--- BEGIN ---

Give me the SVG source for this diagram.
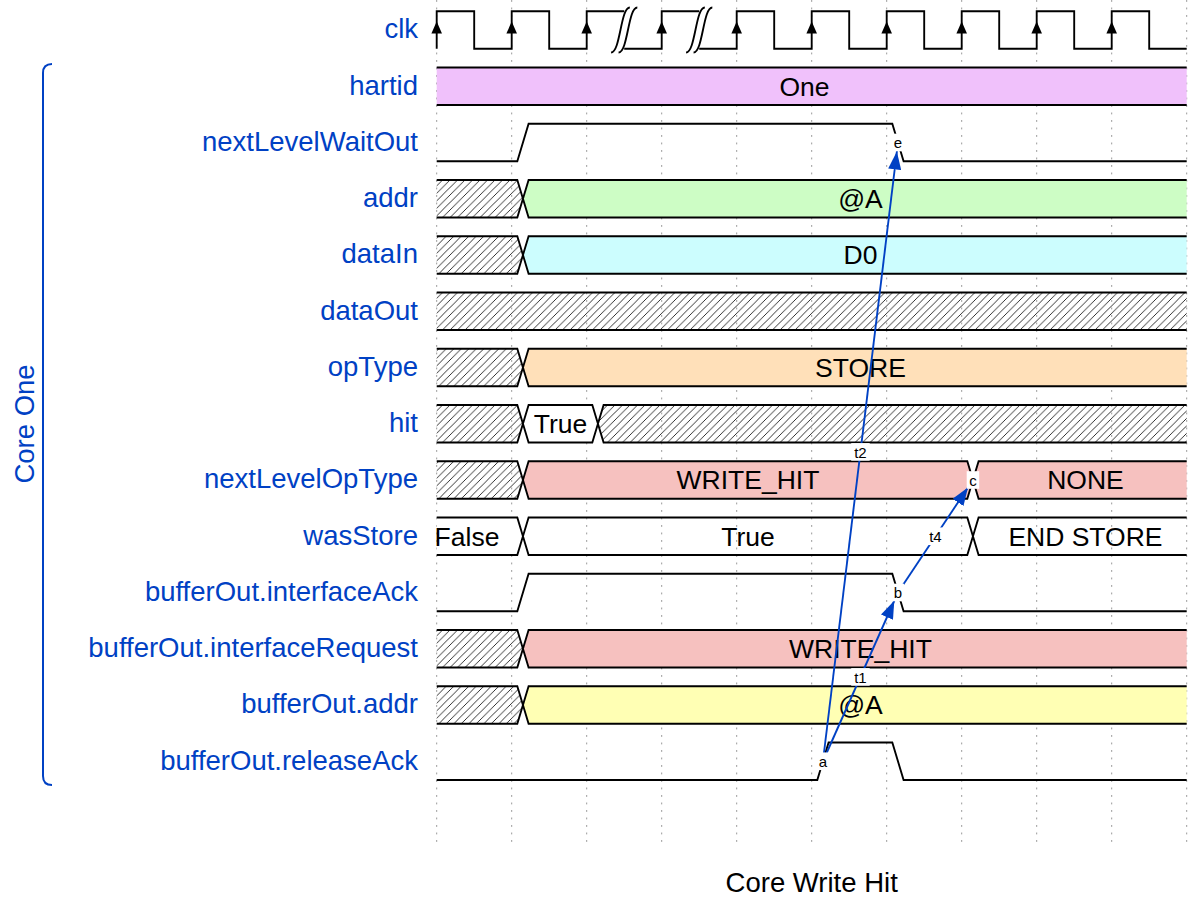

--- END ---
--- BEGIN ---

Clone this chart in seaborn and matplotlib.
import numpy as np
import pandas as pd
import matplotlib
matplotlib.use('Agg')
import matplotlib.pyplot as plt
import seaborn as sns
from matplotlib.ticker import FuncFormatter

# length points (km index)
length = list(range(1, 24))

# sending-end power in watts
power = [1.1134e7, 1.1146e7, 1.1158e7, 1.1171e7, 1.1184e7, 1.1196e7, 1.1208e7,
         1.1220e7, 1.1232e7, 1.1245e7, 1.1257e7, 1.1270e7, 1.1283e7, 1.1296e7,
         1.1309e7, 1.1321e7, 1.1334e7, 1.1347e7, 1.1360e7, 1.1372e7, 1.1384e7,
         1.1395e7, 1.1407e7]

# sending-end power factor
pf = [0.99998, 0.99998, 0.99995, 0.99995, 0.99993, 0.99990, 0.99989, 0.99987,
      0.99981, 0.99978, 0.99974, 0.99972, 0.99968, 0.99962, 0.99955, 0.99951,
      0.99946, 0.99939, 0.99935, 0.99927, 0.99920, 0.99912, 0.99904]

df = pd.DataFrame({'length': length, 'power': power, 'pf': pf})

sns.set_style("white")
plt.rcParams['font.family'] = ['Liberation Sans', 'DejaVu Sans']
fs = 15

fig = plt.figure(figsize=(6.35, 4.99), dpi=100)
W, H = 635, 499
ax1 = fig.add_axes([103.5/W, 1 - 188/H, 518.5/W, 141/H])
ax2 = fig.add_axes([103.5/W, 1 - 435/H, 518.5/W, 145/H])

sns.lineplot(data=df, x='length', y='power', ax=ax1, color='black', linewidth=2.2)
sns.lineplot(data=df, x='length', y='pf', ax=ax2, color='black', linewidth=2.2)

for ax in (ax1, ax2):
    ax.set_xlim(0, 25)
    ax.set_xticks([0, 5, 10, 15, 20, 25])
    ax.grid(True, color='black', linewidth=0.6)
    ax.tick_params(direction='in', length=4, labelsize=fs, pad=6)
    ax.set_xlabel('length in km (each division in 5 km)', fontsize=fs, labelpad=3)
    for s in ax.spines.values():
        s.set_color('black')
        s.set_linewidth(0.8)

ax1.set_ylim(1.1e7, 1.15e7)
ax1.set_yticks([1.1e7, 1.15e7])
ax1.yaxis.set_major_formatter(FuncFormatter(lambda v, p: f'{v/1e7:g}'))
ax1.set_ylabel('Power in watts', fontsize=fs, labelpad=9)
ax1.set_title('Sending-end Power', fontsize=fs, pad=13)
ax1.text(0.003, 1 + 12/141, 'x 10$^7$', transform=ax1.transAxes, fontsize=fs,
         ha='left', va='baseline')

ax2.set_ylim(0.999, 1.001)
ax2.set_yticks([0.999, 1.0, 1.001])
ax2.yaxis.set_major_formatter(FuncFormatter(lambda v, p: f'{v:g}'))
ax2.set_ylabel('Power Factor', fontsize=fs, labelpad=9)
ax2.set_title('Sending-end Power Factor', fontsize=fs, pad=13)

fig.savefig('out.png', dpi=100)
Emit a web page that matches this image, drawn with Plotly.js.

--- END ---

**What is being asked:**
Quote the lines that begin at the line containing "Clone this chart in seaborn and matplotlib." and end at the line containing "1.1395e7, 1.1407e7]", keeping both of those lines.

**Reply:**
Clone this chart in seaborn and matplotlib.
import numpy as np
import pandas as pd
import matplotlib
matplotlib.use('Agg')
import matplotlib.pyplot as plt
import seaborn as sns
from matplotlib.ticker import FuncFormatter

# length points (km index)
length = list(range(1, 24))

# sending-end power in watts
power = [1.1134e7, 1.1146e7, 1.1158e7, 1.1171e7, 1.1184e7, 1.1196e7, 1.1208e7,
         1.1220e7, 1.1232e7, 1.1245e7, 1.1257e7, 1.1270e7, 1.1283e7, 1.1296e7,
         1.1309e7, 1.1321e7, 1.1334e7, 1.1347e7, 1.1360e7, 1.1372e7, 1.1384e7,
         1.1395e7, 1.1407e7]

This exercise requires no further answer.